PROBLEM TO WORK ON | Write out the entire listing below exactly, with the pictures left out.

GIVEN INFORMATION |
╭──
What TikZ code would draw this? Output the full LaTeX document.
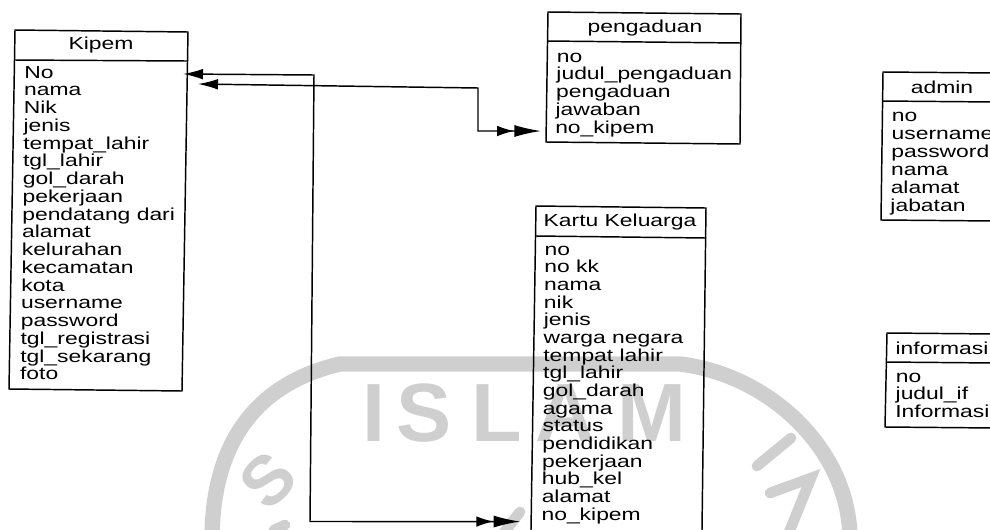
\documentclass[tikz,border=0pt]{standalone}
\usepackage{fontspec}
\setmainfont{Liberation Sans}[FakeStretch=1.32]
\newfontfamily\markfont{Liberation Sans}
\usetikzlibrary{arrows.meta}
\definecolor{markgray}{gray}{0.81}
\tikzset{
  entity/.style={line width=1.1pt,line join=miter},
  attr/.style={anchor=base west,inner sep=0pt,font=\fontsize{13}{16}\selectfont},
  title/.style={inner sep=0pt,font=\fontsize{13}{16}\selectfont},
  ref/.style={line width=1.1pt,{Latex[length=15pt,width=8pt]}-{Latex[length=13pt,width=8pt]Latex[length=20pt,width=9pt]}},
  seal/.style={markgray,line width=11.5pt},
  sealstroke/.style={markgray,line width=8pt,line cap=round},
  sealtext/.style={anchor=base,text=markgray,inner sep=0pt,font=\markfont\bfseries\fontsize{62}{62}\selectfont},
  sealsmall/.style={text=markgray,inner sep=0pt,font=\markfont\bfseries\fontsize{52}{52}\selectfont}
}
\begin{document}
\begin{tikzpicture}[x=0.75pt,y=-0.75pt]
\path[use as bounding box,clip] (0,0) rectangle (990,529);
\draw[seal] (212,540) .. controls (212,450) and (250,385) .. (340,364) -- (680,364) .. controls (770,375) and (850,450) .. (850,540);
\node[sealtext] (markI) at (374,441) {I};
\node[sealtext] (markS) at (424,441) {S};
\node[sealtext] (markL) at (497,441) {L};
\node[sealtext] (markA) at (565,441) {A};
\node[sealtext] (markM) at (652,441) {M};
\node[sealsmall,rotate=45] (markU) at (268,480) {S};
\draw[sealstroke] (274,530) -- (285,525);
\draw[sealstroke] (757,466) -- (791,438);
\draw[sealstroke] (770,493) -- (811,478) -- (788,535);
\draw[sealstroke] (502,535) -- (520,512);
\draw[entity] (15,30) -- (188,32) -- (182,391) -- (9,389) -- cycle;
\draw[entity] (14,60) -- (187,61);
\node[title] (kipem) at (101,45) {Kipem};
\foreach \t [count=\i] in {No,nama,Nik,jenis,tempat\_lahir,tgl\_lahir,gol\_darah,pekerjaan,pendatang dari,alamat,kelurahan,kecamatan,kota,username,password,tgl\_registrasi,tgl\_sekarang,foto}
  \node[attr] (kipem-\i) at ({24.3-0.25*\i},{78+17.75*(\i-1)}) {\t};
\draw[entity] (548,12) -- (741,14) -- (740,144) -- (546,142) -- cycle;
\draw[entity] (547,41) -- (741,43);
\node[title] (pengaduan) at (645,28) {pengaduan};
\foreach \t [count=\i] in {no,judul\_pengaduan,pengaduan,jawaban,no\_kipem}
  \node[attr] (pengaduan-\i) at ({557-0.4*\i},{62+17.9*(\i-1)}) {\t};
\draw[entity] (531,530) -- (536,206) -- (706,208) -- (702,530);
\draw[entity] (536,236) -- (706,238);
\node[title] (kartu) at (620,222) {Kartu Keluarga};
\foreach \t [count=\i] in {no,no kk,nama,nik,jenis,warga negara,tempat lahir,tgl\_lahir,gol\_darah,agama,status,pendidikan,pekerjaan,hub\_kel,alamat,no\_kipem}
  \node[attr] (kartu-\i) at ({544.5-0.2*\i},{255+17.67*(\i-1)}) {\t};
\draw[entity] (995,73) -- (883,72) -- (881,220) -- (995,221);
\draw[entity] (882,101) -- (995,102);
\node[title] (admin) at (942,87) {admin};
\foreach \t [count=\i] in {no,username,password,nama,alamat,jabatan}
  \node[attr] (admin-\i) at ({892-0.3*\i},{121+18*(\i-1)}) {\t};
\draw[entity] (995,334) -- (887,333) -- (885,427) -- (995,428);
\draw[entity] (886,362) -- (995,363);
\node[title] (informasi) at (942,348) {informasi};
\foreach \t [count=\i] in {no,judul\_if,Informasi}
  \node[attr] (informasi-\i) at ({896-0.3*\i},{382+17.5*(\i-1)}) {\t};
\coordinate (noTip) at (183,74);
\coordinate (namaTip) at (198,84);
\draw[ref] (noTip) -- (314,75) -- (310,521.5) -- ([shift={(-21,1.5)}]kartu-16.base west);
\draw[ref] (namaTip) -- (478,88) -- (478,131) -- ([shift={(-14,-2.6)}]pengaduan-5.base west);
\end{tikzpicture}
\end{document}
╰──
FULL ANSWER |
What TikZ code would draw this? Output the full LaTeX document.
\documentclass[tikz,border=0pt]{standalone}
\usepackage{fontspec}
\setmainfont{Liberation Sans}[FakeStretch=1.32]
\newfontfamily\markfont{Liberation Sans}
\usetikzlibrary{arrows.meta}
\definecolor{markgray}{gray}{0.81}
\tikzset{
  entity/.style={line width=1.1pt,line join=miter},
  attr/.style={anchor=base west,inner sep=0pt,font=\fontsize{13}{16}\selectfont},
  title/.style={inner sep=0pt,font=\fontsize{13}{16}\selectfont},
  ref/.style={line width=1.1pt,{Latex[length=15pt,width=8pt]}-{Latex[length=13pt,width=8pt]Latex[length=20pt,width=9pt]}},
  seal/.style={markgray,line width=11.5pt},
  sealstroke/.style={markgray,line width=8pt,line cap=round},
  sealtext/.style={anchor=base,text=markgray,inner sep=0pt,font=\markfont\bfseries\fontsize{62}{62}\selectfont},
  sealsmall/.style={text=markgray,inner sep=0pt,font=\markfont\bfseries\fontsize{52}{52}\selectfont}
}
\begin{document}
\begin{tikzpicture}[x=0.75pt,y=-0.75pt]
\path[use as bounding box,clip] (0,0) rectangle (990,529);
\draw[seal] (212,540) .. controls (212,450) and (250,385) .. (340,364) -- (680,364) .. controls (770,375) and (850,450) .. (850,540);
\node[sealtext] (markI) at (374,441) {I};
\node[sealtext] (markS) at (424,441) {S};
\node[sealtext] (markL) at (497,441) {L};
\node[sealtext] (markA) at (565,441) {A};
\node[sealtext] (markM) at (652,441) {M};
\node[sealsmall,rotate=45] (markU) at (268,480) {S};
\draw[sealstroke] (274,530) -- (285,525);
\draw[sealstroke] (757,466) -- (791,438);
\draw[sealstroke] (770,493) -- (811,478) -- (788,535);
\draw[sealstroke] (502,535) -- (520,512);
\draw[entity] (15,30) -- (188,32) -- (182,391) -- (9,389) -- cycle;
\draw[entity] (14,60) -- (187,61);
\node[title] (kipem) at (101,45) {Kipem};
\foreach \t [count=\i] in {No,nama,Nik,jenis,tempat\_lahir,tgl\_lahir,gol\_darah,pekerjaan,pendatang dari,alamat,kelurahan,kecamatan,kota,username,password,tgl\_registrasi,tgl\_sekarang,foto}
  \node[attr] (kipem-\i) at ({24.3-0.25*\i},{78+17.75*(\i-1)}) {\t};
\draw[entity] (548,12) -- (741,14) -- (740,144) -- (546,142) -- cycle;
\draw[entity] (547,41) -- (741,43);
\node[title] (pengaduan) at (645,28) {pengaduan};
\foreach \t [count=\i] in {no,judul\_pengaduan,pengaduan,jawaban,no\_kipem}
  \node[attr] (pengaduan-\i) at ({557-0.4*\i},{62+17.9*(\i-1)}) {\t};
\draw[entity] (531,530) -- (536,206) -- (706,208) -- (702,530);
\draw[entity] (536,236) -- (706,238);
\node[title] (kartu) at (620,222) {Kartu Keluarga};
\foreach \t [count=\i] in {no,no kk,nama,nik,jenis,warga negara,tempat lahir,tgl\_lahir,gol\_darah,agama,status,pendidikan,pekerjaan,hub\_kel,alamat,no\_kipem}
  \node[attr] (kartu-\i) at ({544.5-0.2*\i},{255+17.67*(\i-1)}) {\t};
\draw[entity] (995,73) -- (883,72) -- (881,220) -- (995,221);
\draw[entity] (882,101) -- (995,102);
\node[title] (admin) at (942,87) {admin};
\foreach \t [count=\i] in {no,username,password,nama,alamat,jabatan}
  \node[attr] (admin-\i) at ({892-0.3*\i},{121+18*(\i-1)}) {\t};
\draw[entity] (995,334) -- (887,333) -- (885,427) -- (995,428);
\draw[entity] (886,362) -- (995,363);
\node[title] (informasi) at (942,348) {informasi};
\foreach \t [count=\i] in {no,judul\_if,Informasi}
  \node[attr] (informasi-\i) at ({896-0.3*\i},{382+17.5*(\i-1)}) {\t};
\coordinate (noTip) at (183,74);
\coordinate (namaTip) at (198,84);
\draw[ref] (noTip) -- (314,75) -- (310,521.5) -- ([shift={(-21,1.5)}]kartu-16.base west);
\draw[ref] (namaTip) -- (478,88) -- (478,131) -- ([shift={(-14,-2.6)}]pengaduan-5.base west);
\end{tikzpicture}
\end{document}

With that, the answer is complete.